■ Exercise instructions: Among the entries below, which lines run from the line with "Generate a Python" through the line with "mn_conc = np.arange(1, 96) / 128"? Retype those, both ends included, exactly and without pictures.

[Plotting code records]
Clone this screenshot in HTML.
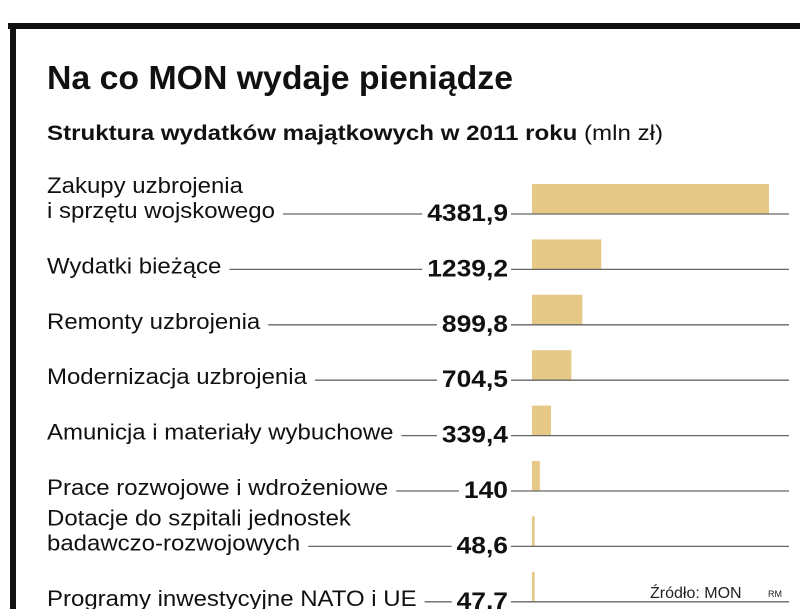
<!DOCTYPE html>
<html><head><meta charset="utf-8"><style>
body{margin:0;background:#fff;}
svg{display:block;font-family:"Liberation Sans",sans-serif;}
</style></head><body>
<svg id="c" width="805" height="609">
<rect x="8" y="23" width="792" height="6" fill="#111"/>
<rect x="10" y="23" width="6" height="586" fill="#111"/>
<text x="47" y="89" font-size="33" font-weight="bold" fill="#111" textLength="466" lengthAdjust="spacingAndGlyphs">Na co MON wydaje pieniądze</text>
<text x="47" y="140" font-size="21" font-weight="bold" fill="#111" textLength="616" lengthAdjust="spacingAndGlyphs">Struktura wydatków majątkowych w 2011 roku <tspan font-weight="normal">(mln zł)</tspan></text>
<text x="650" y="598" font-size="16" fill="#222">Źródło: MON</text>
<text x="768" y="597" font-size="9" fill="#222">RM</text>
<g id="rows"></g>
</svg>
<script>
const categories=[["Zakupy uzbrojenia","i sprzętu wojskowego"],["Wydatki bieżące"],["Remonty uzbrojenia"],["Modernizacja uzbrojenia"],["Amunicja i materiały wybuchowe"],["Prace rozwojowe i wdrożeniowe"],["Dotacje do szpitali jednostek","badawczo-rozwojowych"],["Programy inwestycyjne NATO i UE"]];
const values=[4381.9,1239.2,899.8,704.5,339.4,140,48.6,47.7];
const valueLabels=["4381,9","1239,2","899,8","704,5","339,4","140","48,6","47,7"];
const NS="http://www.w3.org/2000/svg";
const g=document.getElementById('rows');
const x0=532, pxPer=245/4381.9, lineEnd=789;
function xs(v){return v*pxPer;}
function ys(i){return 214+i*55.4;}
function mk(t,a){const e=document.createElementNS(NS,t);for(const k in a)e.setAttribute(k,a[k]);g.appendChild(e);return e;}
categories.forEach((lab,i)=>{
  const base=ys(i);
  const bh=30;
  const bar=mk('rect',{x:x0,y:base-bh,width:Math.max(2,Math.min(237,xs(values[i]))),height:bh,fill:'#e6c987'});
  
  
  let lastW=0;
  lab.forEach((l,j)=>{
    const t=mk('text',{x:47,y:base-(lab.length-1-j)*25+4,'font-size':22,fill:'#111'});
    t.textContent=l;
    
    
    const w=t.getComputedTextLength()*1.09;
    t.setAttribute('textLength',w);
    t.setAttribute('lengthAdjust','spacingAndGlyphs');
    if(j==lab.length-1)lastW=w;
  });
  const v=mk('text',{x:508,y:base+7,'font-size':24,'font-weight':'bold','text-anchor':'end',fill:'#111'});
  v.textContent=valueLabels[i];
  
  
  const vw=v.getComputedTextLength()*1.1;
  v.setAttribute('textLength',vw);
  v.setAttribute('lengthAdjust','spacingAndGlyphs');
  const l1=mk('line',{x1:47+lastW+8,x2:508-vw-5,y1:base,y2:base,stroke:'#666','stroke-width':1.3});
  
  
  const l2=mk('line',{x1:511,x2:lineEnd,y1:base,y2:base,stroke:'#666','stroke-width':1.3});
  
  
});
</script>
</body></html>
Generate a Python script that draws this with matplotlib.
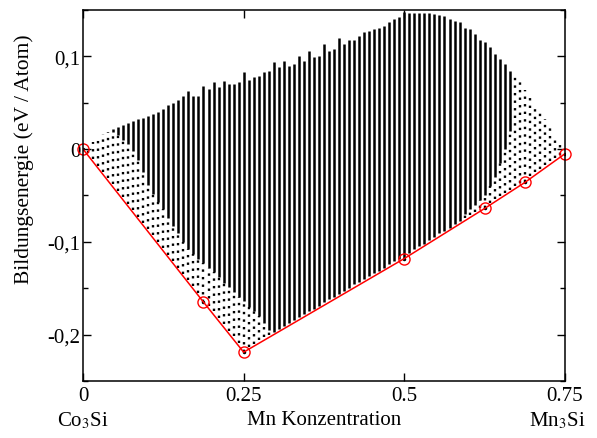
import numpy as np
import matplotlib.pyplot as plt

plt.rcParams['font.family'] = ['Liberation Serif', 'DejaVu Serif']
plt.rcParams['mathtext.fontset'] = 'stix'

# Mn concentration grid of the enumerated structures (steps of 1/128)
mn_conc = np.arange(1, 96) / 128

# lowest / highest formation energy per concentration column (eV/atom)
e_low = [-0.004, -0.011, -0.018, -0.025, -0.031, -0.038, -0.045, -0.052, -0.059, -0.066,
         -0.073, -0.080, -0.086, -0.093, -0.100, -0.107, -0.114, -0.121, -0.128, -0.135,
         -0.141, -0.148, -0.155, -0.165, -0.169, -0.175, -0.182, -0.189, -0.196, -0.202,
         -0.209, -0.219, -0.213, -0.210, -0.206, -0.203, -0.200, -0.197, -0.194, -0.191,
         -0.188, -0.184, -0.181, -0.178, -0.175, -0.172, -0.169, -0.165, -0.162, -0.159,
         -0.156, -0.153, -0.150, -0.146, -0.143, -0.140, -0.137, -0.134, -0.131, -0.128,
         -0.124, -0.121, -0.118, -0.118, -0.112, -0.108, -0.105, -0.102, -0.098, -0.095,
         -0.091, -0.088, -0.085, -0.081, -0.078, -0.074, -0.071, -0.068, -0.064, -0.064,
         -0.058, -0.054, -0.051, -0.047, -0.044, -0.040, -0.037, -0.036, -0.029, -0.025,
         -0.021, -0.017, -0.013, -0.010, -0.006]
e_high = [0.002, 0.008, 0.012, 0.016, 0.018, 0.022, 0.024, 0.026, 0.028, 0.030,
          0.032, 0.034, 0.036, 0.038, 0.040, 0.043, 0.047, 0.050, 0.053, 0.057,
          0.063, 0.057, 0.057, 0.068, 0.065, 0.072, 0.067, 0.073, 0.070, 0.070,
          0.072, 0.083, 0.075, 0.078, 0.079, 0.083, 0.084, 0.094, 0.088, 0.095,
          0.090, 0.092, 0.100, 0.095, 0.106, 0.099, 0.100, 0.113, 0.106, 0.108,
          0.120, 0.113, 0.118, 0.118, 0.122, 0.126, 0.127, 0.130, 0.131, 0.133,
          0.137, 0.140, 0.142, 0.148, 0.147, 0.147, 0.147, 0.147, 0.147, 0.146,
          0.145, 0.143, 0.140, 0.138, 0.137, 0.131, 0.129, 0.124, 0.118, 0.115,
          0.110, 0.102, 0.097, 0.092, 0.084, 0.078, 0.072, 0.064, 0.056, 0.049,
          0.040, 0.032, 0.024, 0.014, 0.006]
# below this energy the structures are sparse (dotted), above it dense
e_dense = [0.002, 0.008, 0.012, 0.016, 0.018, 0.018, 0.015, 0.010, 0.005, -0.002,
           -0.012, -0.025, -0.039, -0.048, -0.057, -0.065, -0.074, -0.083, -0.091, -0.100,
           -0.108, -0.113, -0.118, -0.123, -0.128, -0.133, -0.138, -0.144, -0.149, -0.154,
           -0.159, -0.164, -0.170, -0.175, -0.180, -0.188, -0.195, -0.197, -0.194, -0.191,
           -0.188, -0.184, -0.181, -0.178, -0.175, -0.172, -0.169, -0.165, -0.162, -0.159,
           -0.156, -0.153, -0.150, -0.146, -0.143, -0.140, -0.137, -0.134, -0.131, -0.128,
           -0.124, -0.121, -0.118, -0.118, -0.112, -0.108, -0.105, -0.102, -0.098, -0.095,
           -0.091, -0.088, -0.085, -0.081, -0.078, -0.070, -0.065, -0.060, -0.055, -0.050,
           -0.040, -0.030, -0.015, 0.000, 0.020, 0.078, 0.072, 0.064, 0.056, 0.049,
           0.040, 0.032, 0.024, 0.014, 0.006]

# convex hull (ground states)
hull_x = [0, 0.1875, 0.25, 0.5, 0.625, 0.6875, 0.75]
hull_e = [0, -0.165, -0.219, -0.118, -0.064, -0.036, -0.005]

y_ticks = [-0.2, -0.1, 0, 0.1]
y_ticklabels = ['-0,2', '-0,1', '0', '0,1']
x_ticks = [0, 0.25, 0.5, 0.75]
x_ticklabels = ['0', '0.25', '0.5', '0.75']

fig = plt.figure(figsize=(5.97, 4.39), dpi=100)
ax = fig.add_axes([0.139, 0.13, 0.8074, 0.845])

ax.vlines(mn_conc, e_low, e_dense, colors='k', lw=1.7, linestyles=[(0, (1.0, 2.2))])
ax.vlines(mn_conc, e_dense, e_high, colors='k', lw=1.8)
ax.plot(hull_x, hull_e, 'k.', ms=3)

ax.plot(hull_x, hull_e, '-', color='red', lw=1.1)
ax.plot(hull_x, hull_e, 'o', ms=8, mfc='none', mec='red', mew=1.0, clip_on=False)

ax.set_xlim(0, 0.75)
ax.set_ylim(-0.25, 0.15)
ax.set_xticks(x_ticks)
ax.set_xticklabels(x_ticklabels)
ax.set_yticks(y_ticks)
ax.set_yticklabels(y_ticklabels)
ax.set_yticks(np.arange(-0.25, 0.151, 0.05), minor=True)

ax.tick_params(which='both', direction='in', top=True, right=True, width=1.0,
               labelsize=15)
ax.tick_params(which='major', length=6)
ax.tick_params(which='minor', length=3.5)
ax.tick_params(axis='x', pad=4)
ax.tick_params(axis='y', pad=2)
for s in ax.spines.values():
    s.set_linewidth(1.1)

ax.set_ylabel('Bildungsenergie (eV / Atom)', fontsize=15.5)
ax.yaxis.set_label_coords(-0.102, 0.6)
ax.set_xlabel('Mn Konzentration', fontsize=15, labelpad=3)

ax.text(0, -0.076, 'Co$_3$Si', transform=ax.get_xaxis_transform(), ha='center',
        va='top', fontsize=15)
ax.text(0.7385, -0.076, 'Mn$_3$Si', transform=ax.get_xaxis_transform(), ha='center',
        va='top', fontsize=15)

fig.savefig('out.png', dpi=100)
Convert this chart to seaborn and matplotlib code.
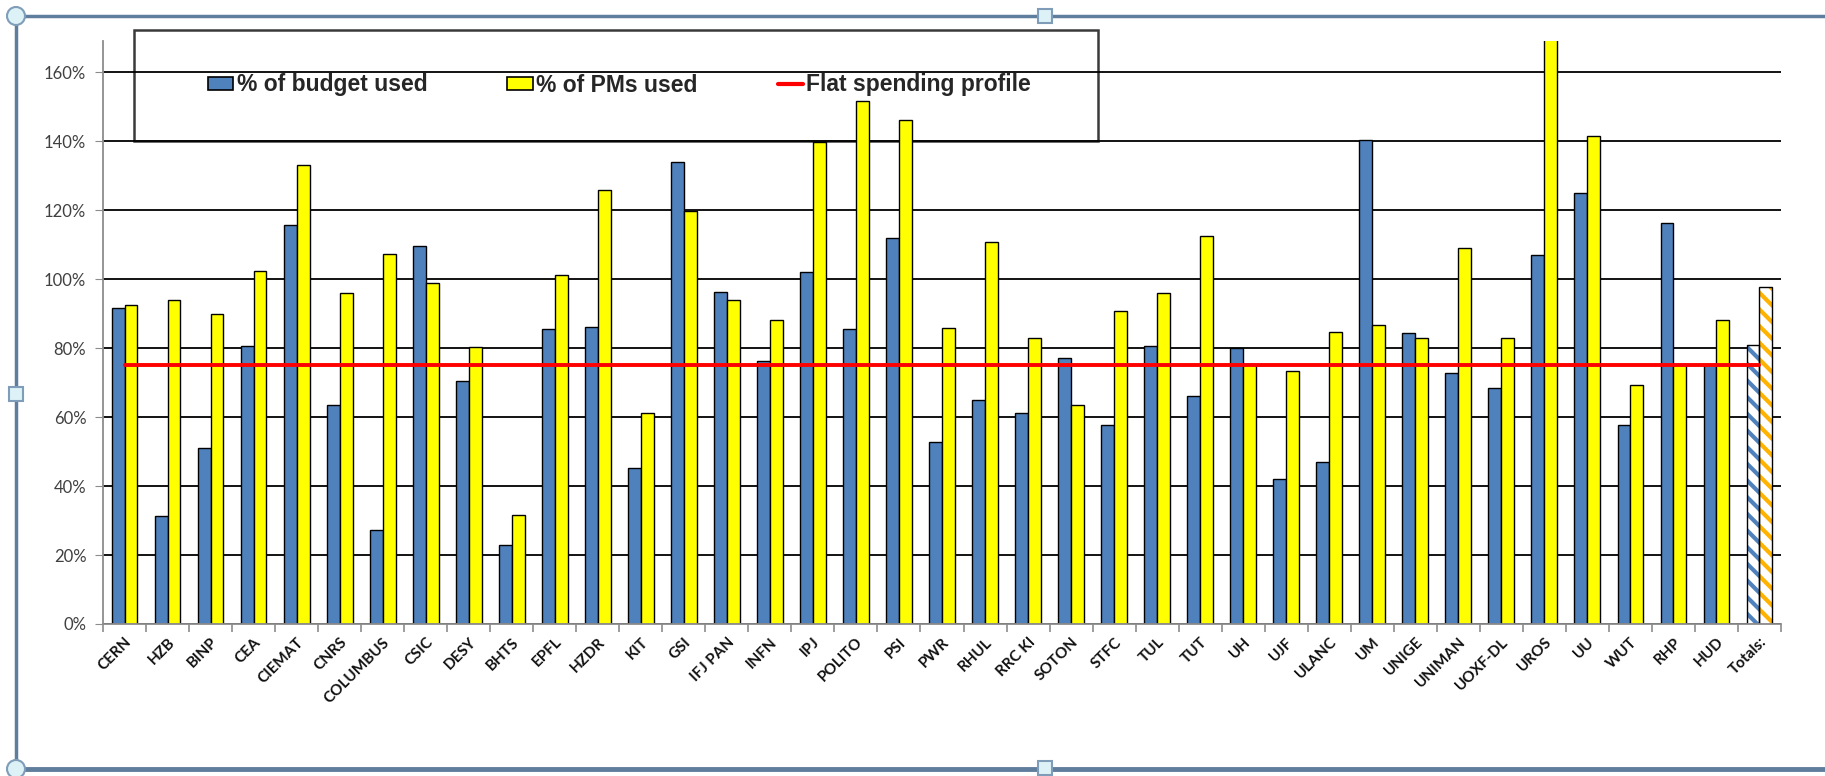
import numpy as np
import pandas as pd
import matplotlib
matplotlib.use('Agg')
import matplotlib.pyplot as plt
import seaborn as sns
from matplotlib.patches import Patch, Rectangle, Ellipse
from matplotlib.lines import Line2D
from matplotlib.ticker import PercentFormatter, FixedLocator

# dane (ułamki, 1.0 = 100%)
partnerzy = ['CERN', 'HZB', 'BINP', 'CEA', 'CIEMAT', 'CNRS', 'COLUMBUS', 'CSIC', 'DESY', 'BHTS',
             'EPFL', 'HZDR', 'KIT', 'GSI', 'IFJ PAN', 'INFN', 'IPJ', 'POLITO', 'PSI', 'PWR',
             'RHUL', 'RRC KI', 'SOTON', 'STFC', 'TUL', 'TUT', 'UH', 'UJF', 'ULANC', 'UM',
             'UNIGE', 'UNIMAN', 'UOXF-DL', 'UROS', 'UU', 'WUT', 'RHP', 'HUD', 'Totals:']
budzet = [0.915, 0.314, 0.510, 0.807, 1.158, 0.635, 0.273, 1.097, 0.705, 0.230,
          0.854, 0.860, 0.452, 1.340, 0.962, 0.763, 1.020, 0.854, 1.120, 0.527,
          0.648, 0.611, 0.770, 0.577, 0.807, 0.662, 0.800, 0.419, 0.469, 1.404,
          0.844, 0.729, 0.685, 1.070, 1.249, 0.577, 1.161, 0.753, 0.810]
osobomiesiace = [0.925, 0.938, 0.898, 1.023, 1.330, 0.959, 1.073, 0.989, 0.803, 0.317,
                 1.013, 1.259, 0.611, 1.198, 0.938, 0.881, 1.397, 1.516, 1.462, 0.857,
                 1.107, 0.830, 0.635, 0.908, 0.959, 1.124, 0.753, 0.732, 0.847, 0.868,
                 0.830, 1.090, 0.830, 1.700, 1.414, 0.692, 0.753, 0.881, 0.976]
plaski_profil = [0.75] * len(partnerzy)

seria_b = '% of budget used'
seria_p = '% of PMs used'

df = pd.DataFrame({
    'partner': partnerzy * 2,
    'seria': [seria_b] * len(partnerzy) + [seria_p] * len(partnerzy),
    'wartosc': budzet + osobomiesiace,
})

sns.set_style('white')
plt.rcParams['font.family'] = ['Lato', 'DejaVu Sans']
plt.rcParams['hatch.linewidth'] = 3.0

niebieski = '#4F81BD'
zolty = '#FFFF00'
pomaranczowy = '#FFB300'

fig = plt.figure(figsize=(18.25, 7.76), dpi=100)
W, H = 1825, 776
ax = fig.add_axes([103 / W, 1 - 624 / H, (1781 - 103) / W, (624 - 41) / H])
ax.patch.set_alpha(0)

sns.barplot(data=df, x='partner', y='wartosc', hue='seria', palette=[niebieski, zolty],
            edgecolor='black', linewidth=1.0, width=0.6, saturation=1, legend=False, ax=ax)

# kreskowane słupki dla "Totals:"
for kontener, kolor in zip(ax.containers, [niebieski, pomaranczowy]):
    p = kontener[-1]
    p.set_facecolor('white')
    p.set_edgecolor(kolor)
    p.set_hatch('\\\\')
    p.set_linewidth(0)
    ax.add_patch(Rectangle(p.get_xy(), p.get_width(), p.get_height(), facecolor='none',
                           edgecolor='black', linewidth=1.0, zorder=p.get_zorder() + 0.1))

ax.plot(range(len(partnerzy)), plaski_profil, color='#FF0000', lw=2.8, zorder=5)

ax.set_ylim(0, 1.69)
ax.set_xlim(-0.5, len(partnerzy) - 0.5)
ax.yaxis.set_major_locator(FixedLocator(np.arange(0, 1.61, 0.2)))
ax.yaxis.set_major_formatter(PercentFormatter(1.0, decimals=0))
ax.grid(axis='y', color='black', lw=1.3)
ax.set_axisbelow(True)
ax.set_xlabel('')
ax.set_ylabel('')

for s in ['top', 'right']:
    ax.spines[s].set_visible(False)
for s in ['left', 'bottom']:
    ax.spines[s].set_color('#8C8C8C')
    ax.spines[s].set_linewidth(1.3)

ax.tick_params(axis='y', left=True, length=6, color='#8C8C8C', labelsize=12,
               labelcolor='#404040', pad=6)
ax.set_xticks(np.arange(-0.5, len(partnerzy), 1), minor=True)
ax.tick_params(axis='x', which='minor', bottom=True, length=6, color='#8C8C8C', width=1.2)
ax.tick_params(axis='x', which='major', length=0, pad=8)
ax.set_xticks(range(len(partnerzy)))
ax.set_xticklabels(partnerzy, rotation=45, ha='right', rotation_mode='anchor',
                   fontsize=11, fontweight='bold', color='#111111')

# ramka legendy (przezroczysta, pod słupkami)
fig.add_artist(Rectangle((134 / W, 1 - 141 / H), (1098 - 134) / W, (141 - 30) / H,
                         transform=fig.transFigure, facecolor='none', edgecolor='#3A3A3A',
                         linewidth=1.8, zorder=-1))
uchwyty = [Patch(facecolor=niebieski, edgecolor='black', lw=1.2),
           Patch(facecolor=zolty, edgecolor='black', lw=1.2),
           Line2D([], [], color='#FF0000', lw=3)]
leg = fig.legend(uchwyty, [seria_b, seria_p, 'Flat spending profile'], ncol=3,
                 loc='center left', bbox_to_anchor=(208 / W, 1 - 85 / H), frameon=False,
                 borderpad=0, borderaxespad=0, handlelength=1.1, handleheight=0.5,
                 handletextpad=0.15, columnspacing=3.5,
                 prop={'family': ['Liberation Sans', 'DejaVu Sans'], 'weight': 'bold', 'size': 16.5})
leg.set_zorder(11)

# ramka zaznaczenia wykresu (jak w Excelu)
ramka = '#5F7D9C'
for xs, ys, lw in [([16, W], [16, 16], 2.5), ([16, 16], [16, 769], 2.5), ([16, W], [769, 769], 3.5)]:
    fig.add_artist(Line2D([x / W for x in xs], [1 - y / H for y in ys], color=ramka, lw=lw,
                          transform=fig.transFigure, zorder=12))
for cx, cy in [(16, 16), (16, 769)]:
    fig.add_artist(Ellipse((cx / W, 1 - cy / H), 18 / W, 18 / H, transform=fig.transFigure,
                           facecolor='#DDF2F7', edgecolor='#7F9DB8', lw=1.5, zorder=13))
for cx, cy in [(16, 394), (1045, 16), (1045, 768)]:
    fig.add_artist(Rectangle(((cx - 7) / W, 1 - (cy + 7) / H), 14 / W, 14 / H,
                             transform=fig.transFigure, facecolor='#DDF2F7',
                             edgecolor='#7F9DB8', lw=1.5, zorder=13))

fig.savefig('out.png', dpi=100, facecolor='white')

■ Expected output:
Generate a Python script that draws this with matplotlib.
import numpy as np
import matplotlib.pyplot as plt

plt.rcParams['font.family'] = ['Liberation Serif', 'DejaVu Serif']
plt.rcParams['mathtext.fontset'] = 'stix'

# Mn concentration grid of the enumerated structures (steps of 1/128)
mn_conc = np.arange(1, 96) / 128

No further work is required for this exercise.